Фрагменты записки «О концепции курса истории России 1900–1945 гг.»
«Таким образом, важно показать, что Сталин действовал в конкретноисторической ситуации, действовал (как управленец) вполне рационально — как охранитель системы, как последовательный сторонник преобразования страны в индустриальное общество, управляемое из единого центра, как лидер страны, которой в самом ближайшем будущем угрожает большая война. «Большой террор» прекратился сразу, как только Сталину стало ясно, что монолитная модель общества реализована. Это произошло к лету 1938 года.
Но весьма скоро «большой террор» приобрел уже совершенно иное свое качество и предназначение.

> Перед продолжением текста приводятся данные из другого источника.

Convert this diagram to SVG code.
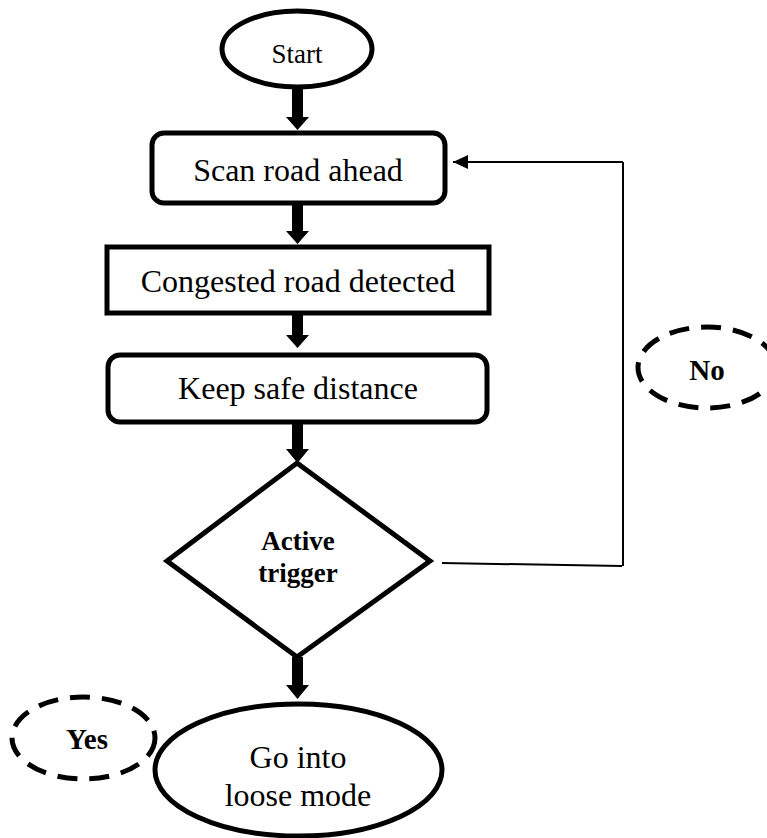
<svg xmlns="http://www.w3.org/2000/svg" width="767" height="838" viewBox="0 0 767 838">
  <defs>
    <style>
      .shape { fill: #fff; stroke: #000; stroke-width: 5; }
      .dash { fill: none; stroke: #000; stroke-width: 5; stroke-dasharray: 20 12; }
      .lbl { font-family: "Liberation Serif", "Times New Roman", serif; font-size: 32px; fill: #000; text-anchor: middle; }
      .blbl { font-family: "Liberation Serif", "Times New Roman", serif; font-size: 29px; font-weight: bold; fill: #000; text-anchor: middle; }
      .thin { fill: none; stroke: #000; stroke-width: 2; }
      .arrow { fill: #000; stroke: none; }
    </style>
    <marker id="ah" markerWidth="15" markerHeight="14" refX="15" refY="7" orient="auto" markerUnits="userSpaceOnUse" viewBox="0 0 15 14">
      <path d="M0,0 L15,7 L0,14 Z" fill="#000"/>
    </marker>
  </defs>

  <g id="start">
    <ellipse class="shape" cx="297" cy="49" rx="75" ry="38"/>
    <text class="lbl" x="297" y="63" style="font-size:27px">Start</text>
  </g>

  <g id="scan">
    <rect class="shape" x="152" y="133" width="293" height="70" rx="12" ry="12"/>
    <text class="lbl" x="298" y="181">Scan road ahead</text>
  </g>

  <g id="congested">
    <rect class="shape" x="107" y="247" width="382" height="66"/>
    <text class="lbl" x="298" y="292">Congested road detected</text>
  </g>

  <g id="keep">
    <rect class="shape" x="108" y="355" width="379" height="67" rx="12" ry="12"/>
    <text class="lbl" x="298" y="399">Keep safe distance</text>
  </g>

  <g id="decision">
    <polygon class="shape" points="297,463 430,561 297,657 167,561" stroke-linejoin="miter"/>
    <text class="blbl" x="298" y="550" style="font-size:27px">Active</text>
    <text class="blbl" x="298" y="582" style="font-size:27px">trigger</text>
  </g>

  <g id="loose">
    <ellipse class="shape" cx="298.5" cy="770" rx="143.5" ry="66"/>
    <text class="lbl" x="298" y="768">Go into</text>
    <text class="lbl" x="298" y="806">loose mode</text>
  </g>

  <g id="no-label">
    <ellipse class="dash" cx="707" cy="367.5" rx="69" ry="40.5"/>
    <text class="blbl" x="707" y="380">No</text>
  </g>

  <g id="yes-label">
    <ellipse class="dash" cx="83.5" cy="738" rx="71.5" ry="41"/>
    <text class="blbl" x="87" y="749">Yes</text>
  </g>

  <g id="connectors">
    <path class="arrow" d="M292,87 L303,87 L303,117 L309,117 L297.5,130 L286,117 L292,117 Z"/>
    <path class="arrow" d="M292,205 L303,205 L303,231 L309,231 L297.5,244 L286,231 L292,231 Z"/>
    <path class="arrow" d="M292,315 L303,315 L303,335 L309,335 L297.5,348 L286,335 L292,335 Z"/>
    <path class="arrow" d="M292,424 L303,424 L303,449 L309,449 L297.5,463 L286,449 L292,449 Z"/>
    <path class="arrow" d="M292,657 L303,657 L303,685 L309,685 L297.5,699 L286,685 L292,685 Z"/>
    <path class="thin" d="M442,563 L622,566"/>
    <path class="thin" d="M623,162 L623,566"/>
    <path class="thin" d="M623,162 L453,162" marker-end="url(#ah)"/>
  </g>
</svg>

С приходом к руководству НКВД Л.П. Берия, пусть и не в прежних масштабах, но террор был поставлен на службу задачам индустриального развития: по разнарядкам НКВД обеспечивались плановые аресты инженеров и специалистов, необходимых для решения оборонных и иных задач на Дальнем Востоке, в Сибири. Террор превращался в прагматичный инструмент решения народнохозяйственных задач. Оправдания и объяснения этому, конечно, нет. Однако репрессии выполняли и функцию устрашения для тех, кто нерадиво работал.
В учебнике следует, безусловно, оценить масштаб репрессий в годы «большого террора». Однако для этого следует четко определить, кого мы имеем в виду, говоря о репрессированных. Думается, было бы правильно, если бы здесь появилась формула, в которую будут включены лишь осужденные к смертной казни и расстрелянные лица».